Learning from dispersed manual annotations with an optimized data weighting policy
Yucheng Tang, Riqiang Gao, Yunqiang Chen, Dashan Gao, Michael R. Savona, Richard G. Abramson, Shunxing Bao, Yuankai Huo and Bennett A. Landman, “Learning from Dispersed Manual Annotations with an Optimized Data Weighting Policy”, Journal of Medical Imaging, 2020.
Full Text:
Abstract
https://pubmed.ncbi.nlm.nih.gov/32775501/
Purpose: Deep learning methods have become essential tools for quantitative interpretation of
medical imaging data, but training these approaches is highly sensitive to biases and class imbalance
in the available data. There is an opportunity to increase the available training data by
combining across different data sources (e.g., distinct public projects); however, data collected
under different scopes tend to have differences in class balance, label availability, and subject
demographics. Recent work has shown that importance sampling can be used to guide training
selection. To date, these approaches have not considered imbalanced data sources with distinct
labeling protocols.
Approach: We propose a sampling policy, known as adaptive stochastic policy (ASP), inspired
by reinforcement learning to adapt training based on subject, data source, and dynamic use
criteria. We apply ASP in the context of multiorgan abdominal computed tomography segmentation.
Training was performed with cross validation on 840 subjects from 10 data sources.
External validation was performed with 20 subjects from 1 data source.

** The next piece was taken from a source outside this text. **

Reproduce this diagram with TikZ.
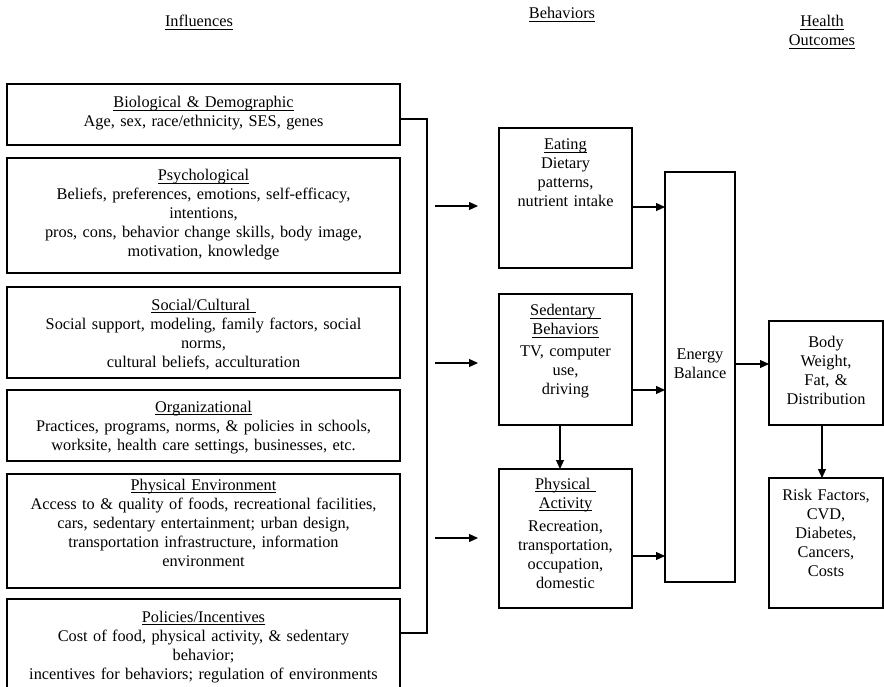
\documentclass[tikz,border=0pt]{standalone}
\usepackage{fontspec}
\setmainfont{Liberation Serif}
\usetikzlibrary{arrows.meta}
\newcommand\myul[1]{\leavevmode\setbox0\hbox{#1}\rlap{\rule[-2.6pt]{\wd0}{0.9pt}}\box0}
\newcommand\fsz{\fontsize{16.3}{19}\selectfont}
\begin{document}
\begin{tikzpicture}[x=1pt,y=-1pt,
  box/.style={draw, line width=1.2pt, rectangle, inner sep=0pt, outer sep=0pt},
  txt/.style={font=\fsz, align=center, anchor=base, inner sep=0pt, text width=#1},
  txt/.default=380pt,
  arr/.style={line width=1.2pt, -{Triangle[length=9pt,width=8pt]}},
  lnk/.style={line width=1.2pt}]
\useasboundingbox (0,0) rectangle (884,687);

% headers
\node[txt=200pt] (hinf) at (199,27) {\myul{Influences}};
\node[txt=200pt] (hbeh) at (562,19) {\myul{Behaviors}};
\node[txt=100pt] (hhe) at (822,27) {\myul{Health}\\\myul{Outcomes}};

% influences
\node[box, minimum width=393pt, minimum height=61pt] (bio) at (203.5,114.5) {};
\node[txt] (biot) at (203.5,108) {\myul{Biological \& Demographic}\\Age, sex, race/ethnicity, SES, genes};

\node[box, minimum width=393pt, minimum height=115pt] (psy) at (203.5,215.5) {};
\node[txt] (psyt) at (203.5,181) {\myul{Psychological}\\Beliefs, preferences, emotions, self-efficacy,\\intentions,\\pros, cons, behavior change skills, body image,\\motivation, knowledge};

\node[box, minimum width=393pt, minimum height=91pt] (soc) at (203.5,332.5) {};
\node[txt] (soct) at (203.5,310) {\myul{Social/Cultural\ }\\Social support, modeling, family factors, social\\norms,\\cultural beliefs, acculturation};

\node[box, minimum width=393pt, minimum height=71pt] (org) at (203.5,425.5) {};
\node[txt] (orgt) at (203.5,412) {\myul{Organizational}\\Practices, programs, norms, \& policies in schools,\\worksite, health care settings, businesses, etc.};

\node[box, minimum width=393pt, minimum height=114pt] (env) at (203.5,531) {};
\node[txt] (envt) at (203.5,490) {\myul{Physical Environment}\\Access to \& quality of foods, recreational facilities,\\cars, sedentary entertainment; urban design,\\transportation infrastructure, information\\environment};

\node[box, minimum width=393pt, minimum height=111pt] (pol) at (203.5,654.5) {};
\node[txt] (polt) at (203.5,622) {\myul{Policies/Incentives}\\Cost of food, physical activity, \& sedentary\\behavior;\\incentives for behaviors; regulation of environments};

% behaviors
\node[box, minimum width=133pt, minimum height=140pt] (eat) at (565.5,198) {};
\node[txt=130pt] (eatt) at (565.5,150) {\myul{Eating}\\Dietary\\patterns,\\nutrient intake};

\node[box, minimum width=133pt, minimum height=131pt] (sed) at (565.5,359.5) {};
\node[txt=130pt] (sedt) at (565.5,316) {\myul{Sedentary\ }\\\myul{Behaviors}\\[3pt]TV, computer\\use,\\driving};

\node[box, minimum width=133pt, minimum height=139pt] (pa) at (565.5,538.5) {};
\node[txt=130pt] (pat) at (565.5,489) {\myul{Physical\ }\\\myul{Activity}\\[4pt]Recreation,\\transportation,\\occupation,\\domestic};

\node[box, minimum width=70pt, minimum height=410pt] (en) at (700,377) {};
\node[txt=68pt] (ent) at (700,359) {Energy\\Balance};

% outcomes
\node[box, minimum width=114pt, minimum height=104pt] (body) at (826,373) {};
\node[txt=110pt] (bodyt) at (826,347) {Body\\Weight,\\Fat, \&\\Distribution};

\node[box, minimum width=114pt, minimum height=130pt] (risk) at (826,543) {};
\node[txt=110pt] (riskt) at (826,500) {Risk Factors,\\CVD,\\Diabetes,\\Cancers,\\Costs};

% bracket
\coordinate (bt) at (427,119);
\coordinate (bb) at (427,633);
\draw[lnk] (bio.east |- bt) -- (bt) -- (bb) -- (pol.east |- bb);

% influence arrows
\coordinate (a1s) at (435,206); \coordinate (a1e) at (478,206);
\coordinate (a2s) at (435,363); \coordinate (a2e) at (478,363);
\coordinate (a3s) at (435,538); \coordinate (a3e) at (478,538);
\draw[arr] (a1s) -- (a1e);
\draw[arr] (a2s) -- (a2e);
\draw[arr] (a3s) -- (a3e);

% behavior to energy
\coordinate (y1) at (0,207);
\coordinate (y2) at (0,390);
\coordinate (y3) at (0,556);
\coordinate (y4) at (0,364);
\draw[arr] (eat.east |- y1) -- (en.west |- y1);
\draw[arr] (sed.east |- y2) -- (en.west |- y2);
\draw[arr] (pa.east |- y3) -- (en.west |- y3);
\draw[arr] (en.east |- y4) -- (body.west |- y4);

\coordinate (x1) at (560,0);
\coordinate (x2) at (822,0);
\draw[arr] (sed.south -| x1) -- (pa.north -| x1);
\draw[arr] (body.south -| x2) -- (risk.north -| x2);
\end{tikzpicture}
\end{document}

Results: Four alternative strategies were evaluated with the state-of-the-art baseline as upper
confident bound (UCB). ASP achieves average Dice of 0.8261 compared to 0.8135 UCB
(p < 0.01, paired t-test) across fivefold cross validation. On withheld testing datasets, the proposed
ASP achieved 0.8265 mean Dice versus 0.8077 UCB (p < 0.01, paired t-test).
Conclusions: ASP provides a flexible reweighting technique for training deep learning models.
We conclude that the proposed method adapts the sample importance, which leverages the performance
on a challenging multisite, multiorgan, and multisize segmentation task.